| The problem |
Write out the material exactly, with the pictures left out.

━━ Given information ━━

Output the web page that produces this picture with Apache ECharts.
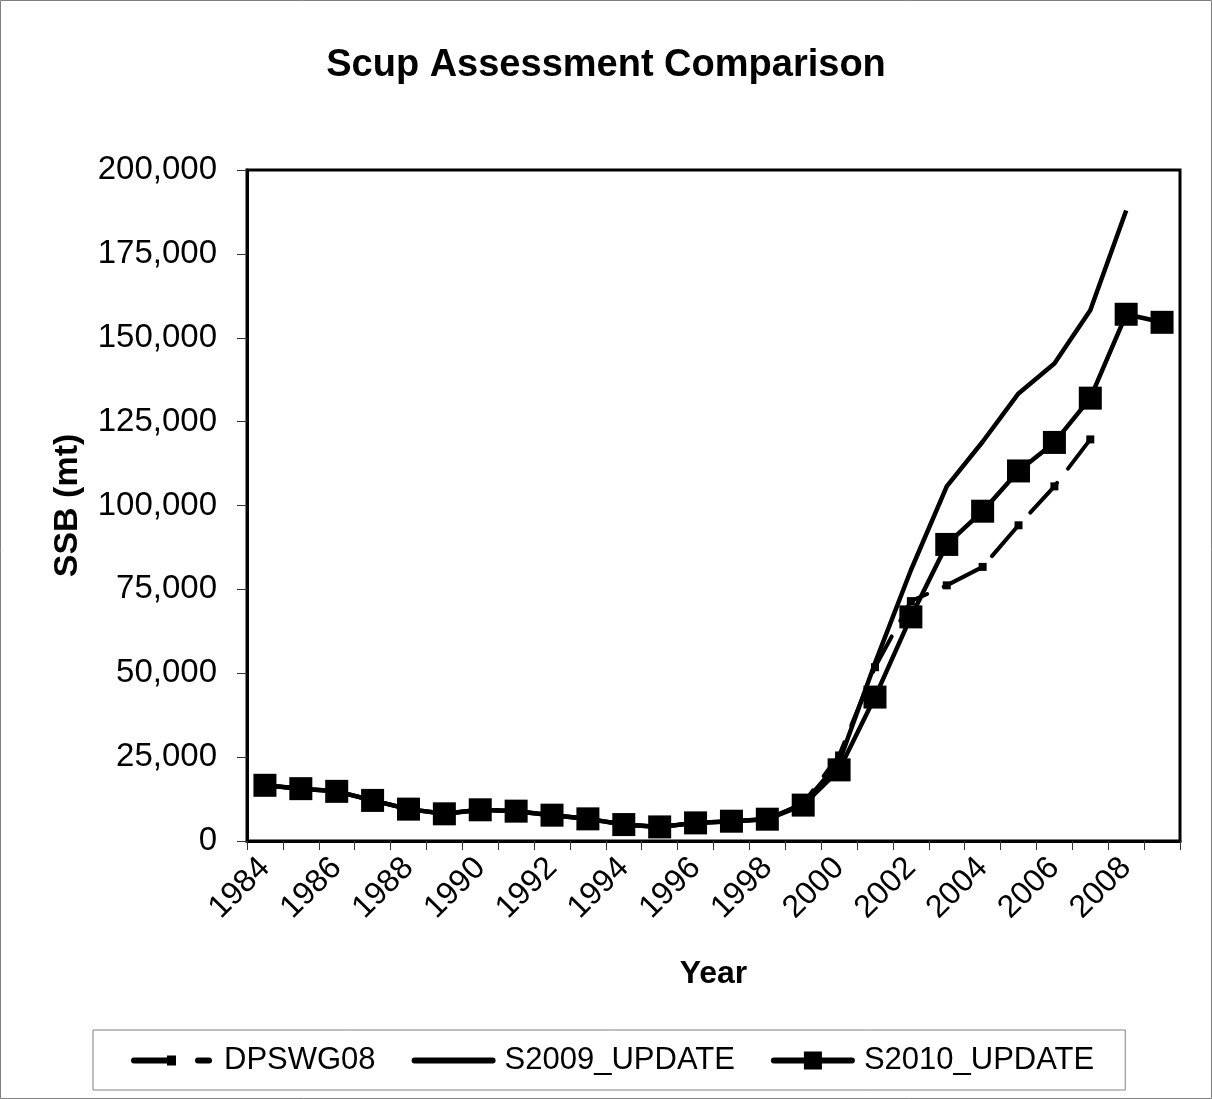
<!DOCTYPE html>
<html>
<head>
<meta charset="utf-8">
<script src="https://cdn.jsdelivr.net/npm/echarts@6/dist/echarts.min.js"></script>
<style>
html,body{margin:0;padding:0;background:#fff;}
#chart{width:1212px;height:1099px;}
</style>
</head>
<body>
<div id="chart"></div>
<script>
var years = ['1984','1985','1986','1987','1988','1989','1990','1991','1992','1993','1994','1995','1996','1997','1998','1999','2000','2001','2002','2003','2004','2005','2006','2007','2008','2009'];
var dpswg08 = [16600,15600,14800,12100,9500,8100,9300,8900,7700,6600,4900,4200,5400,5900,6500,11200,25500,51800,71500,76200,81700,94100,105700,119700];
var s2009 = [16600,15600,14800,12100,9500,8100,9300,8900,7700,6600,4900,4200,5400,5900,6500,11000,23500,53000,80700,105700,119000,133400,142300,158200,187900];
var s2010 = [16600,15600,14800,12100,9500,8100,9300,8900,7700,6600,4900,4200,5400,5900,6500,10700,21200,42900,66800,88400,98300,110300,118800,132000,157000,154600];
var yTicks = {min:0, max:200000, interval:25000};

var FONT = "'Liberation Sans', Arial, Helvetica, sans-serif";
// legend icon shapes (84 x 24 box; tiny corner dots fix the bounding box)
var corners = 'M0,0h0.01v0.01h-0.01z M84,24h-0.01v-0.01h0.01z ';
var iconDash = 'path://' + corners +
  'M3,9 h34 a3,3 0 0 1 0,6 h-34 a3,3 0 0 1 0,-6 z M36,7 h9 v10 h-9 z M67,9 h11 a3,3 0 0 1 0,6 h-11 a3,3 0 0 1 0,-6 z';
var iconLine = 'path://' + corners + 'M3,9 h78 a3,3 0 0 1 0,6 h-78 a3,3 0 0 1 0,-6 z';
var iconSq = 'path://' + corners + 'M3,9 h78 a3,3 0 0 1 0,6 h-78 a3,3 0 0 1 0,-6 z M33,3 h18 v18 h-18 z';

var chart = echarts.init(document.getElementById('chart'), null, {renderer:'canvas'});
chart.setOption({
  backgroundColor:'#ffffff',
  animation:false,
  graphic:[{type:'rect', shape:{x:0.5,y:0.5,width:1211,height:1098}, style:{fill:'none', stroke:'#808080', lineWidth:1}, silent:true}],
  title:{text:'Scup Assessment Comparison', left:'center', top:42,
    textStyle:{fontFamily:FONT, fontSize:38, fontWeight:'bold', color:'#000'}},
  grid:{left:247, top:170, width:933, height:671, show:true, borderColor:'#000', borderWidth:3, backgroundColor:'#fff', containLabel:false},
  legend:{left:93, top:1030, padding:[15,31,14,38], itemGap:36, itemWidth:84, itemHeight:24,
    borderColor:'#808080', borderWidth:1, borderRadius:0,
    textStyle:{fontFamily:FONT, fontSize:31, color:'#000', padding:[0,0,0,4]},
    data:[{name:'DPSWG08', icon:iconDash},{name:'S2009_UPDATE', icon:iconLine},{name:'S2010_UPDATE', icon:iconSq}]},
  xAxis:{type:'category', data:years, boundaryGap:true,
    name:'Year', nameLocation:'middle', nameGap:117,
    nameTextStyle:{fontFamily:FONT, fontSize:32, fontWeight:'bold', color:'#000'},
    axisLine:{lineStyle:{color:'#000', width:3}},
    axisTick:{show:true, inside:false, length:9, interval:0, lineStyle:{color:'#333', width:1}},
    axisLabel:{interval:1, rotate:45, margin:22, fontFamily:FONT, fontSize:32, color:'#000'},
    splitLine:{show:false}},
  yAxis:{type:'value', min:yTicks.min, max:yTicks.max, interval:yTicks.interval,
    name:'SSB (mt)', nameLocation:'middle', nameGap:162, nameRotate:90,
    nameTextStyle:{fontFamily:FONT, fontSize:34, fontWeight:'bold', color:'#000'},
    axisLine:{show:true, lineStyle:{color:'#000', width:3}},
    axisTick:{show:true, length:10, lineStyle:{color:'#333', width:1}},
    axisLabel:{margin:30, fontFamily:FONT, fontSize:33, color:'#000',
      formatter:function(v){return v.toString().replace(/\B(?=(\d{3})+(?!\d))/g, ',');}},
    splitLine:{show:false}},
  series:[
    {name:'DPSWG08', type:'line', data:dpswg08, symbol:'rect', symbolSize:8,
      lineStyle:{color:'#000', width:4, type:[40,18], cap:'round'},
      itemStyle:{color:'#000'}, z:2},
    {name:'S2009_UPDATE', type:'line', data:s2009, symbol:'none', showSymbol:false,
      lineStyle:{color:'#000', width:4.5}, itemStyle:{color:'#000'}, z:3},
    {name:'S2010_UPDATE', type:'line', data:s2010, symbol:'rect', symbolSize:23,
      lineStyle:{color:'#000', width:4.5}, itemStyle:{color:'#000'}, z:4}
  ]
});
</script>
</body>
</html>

━━━

| Expected answer |
Output the web page that produces this picture with Apache ECharts.
<!DOCTYPE html>
<html>
<head>
<meta charset="utf-8">
<script src="https://cdn.jsdelivr.net/npm/echarts@6/dist/echarts.min.js"></script>
<style>
html,body{margin:0;padding:0;background:#fff;}
#chart{width:1212px;height:1099px;}
</style>
</head>
<body>
<div id="chart"></div>
<script>
var years = ['1984','1985','1986','1987','1988','1989','1990','1991','1992','1993','1994','1995','1996','1997','1998','1999','2000','2001','2002','2003','2004','2005','2006','2007','2008','2009'];
var dpswg08 = [16600,15600,14800,12100,9500,8100,9300,8900,7700,6600,4900,4200,5400,5900,6500,11200,25500,51800,71500,76200,81700,94100,105700,119700];
var s2009 = [16600,15600,14800,12100,9500,8100,9300,8900,7700,6600,4900,4200,5400,5900,6500,11000,23500,53000,80700,105700,119000,133400,142300,158200,187900];
var s2010 = [16600,15600,14800,12100,9500,8100,9300,8900,7700,6600,4900,4200,5400,5900,6500,10700,21200,42900,66800,88400,98300,110300,118800,132000,157000,154600];
var yTicks = {min:0, max:200000, interval:25000};

var FONT = "'Liberation Sans', Arial, Helvetica, sans-serif";
// legend icon shapes (84 x 24 box; tiny corner dots fix the bounding box)
var corners = 'M0,0h0.01v0.01h-0.01z M84,24h-0.01v-0.01h0.01z ';
var iconDash = 'path://' + corners +
  'M3,9 h34 a3,3 0 0 1 0,6 h-34 a3,3 0 0 1 0,-6 z M36,7 h9 v10 h-9 z M67,9 h11 a3,3 0 0 1 0,6 h-11 a3,3 0 0 1 0,-6 z';
var iconLine = 'path://' + corners + 'M3,9 h78 a3,3 0 0 1 0,6 h-78 a3,3 0 0 1 0,-6 z';
var iconSq = 'path://' + corners + 'M3,9 h78 a3,3 0 0 1 0,6 h-78 a3,3 0 0 1 0,-6 z M33,3 h18 v18 h-18 z';

var chart = echarts.init(document.getElementById('chart'), null, {renderer:'canvas'});
chart.setOption({
  backgroundColor:'#ffffff',
  animation:false,
  graphic:[{type:'rect', shape:{x:0.5,y:0.5,width:1211,height:1098}, style:{fill:'none', stroke:'#808080', lineWidth:1}, silent:true}],
  title:{text:'Scup Assessment Comparison', left:'center', top:42,
    textStyle:{fontFamily:FONT, fontSize:38, fontWeight:'bold', color:'#000'}},
  grid:{left:247, top:170, width:933, height:671, show:true, borderColor:'#000', borderWidth:3, backgroundColor:'#fff', containLabel:false},
  legend:{left:93, top:1030, padding:[15,31,14,38], itemGap:36, itemWidth:84, itemHeight:24,
    borderColor:'#808080', borderWidth:1, borderRadius:0,
    textStyle:{fontFamily:FONT, fontSize:31, color:'#000', padding:[0,0,0,4]},
    data:[{name:'DPSWG08', icon:iconDash},{name:'S2009_UPDATE', icon:iconLine},{name:'S2010_UPDATE', icon:iconSq}]},
  xAxis:{type:'category', data:years, boundaryGap:true,
    name:'Year', nameLocation:'middle', nameGap:117,
    nameTextStyle:{fontFamily:FONT, fontSize:32, fontWeight:'bold', color:'#000'},
    axisLine:{lineStyle:{color:'#000', width:3}},
    axisTick:{show:true, inside:false, length:9, interval:0, lineStyle:{color:'#333', width:1}},
    axisLabel:{interval:1, rotate:45, margin:22, fontFamily:FONT, fontSize:32, color:'#000'},
    splitLine:{show:false}},
  yAxis:{type:'value', min:yTicks.min, max:yTicks.max, interval:yTicks.interval,
    name:'SSB (mt)', nameLocation:'middle', nameGap:162, nameRotate:90,
    nameTextStyle:{fontFamily:FONT, fontSize:34, fontWeight:'bold', color:'#000'},
    axisLine:{show:true, lineStyle:{color:'#000', width:3}},
    axisTick:{show:true, length:10, lineStyle:{color:'#333', width:1}},
    axisLabel:{margin:30, fontFamily:FONT, fontSize:33, color:'#000',
      formatter:function(v){return v.toString().replace(/\B(?=(\d{3})+(?!\d))/g, ',');}},
    splitLine:{show:false}},
  series:[
    {name:'DPSWG08', type:'line', data:dpswg08, symbol:'rect', symbolSize:8,
      lineStyle:{color:'#000', width:4, type:[40,18], cap:'round'},
      itemStyle:{color:'#000'}, z:2},
    {name:'S2009_UPDATE', type:'line', data:s2009, symbol:'none', showSymbol:false,
      lineStyle:{color:'#000', width:4.5}, itemStyle:{color:'#000'}, z:3},
    {name:'S2010_UPDATE', type:'line', data:s2010, symbol:'rect', symbolSize:23,
      lineStyle:{color:'#000', width:4.5}, itemStyle:{color:'#000'}, z:4}
  ]
});
</script>
</body>
</html>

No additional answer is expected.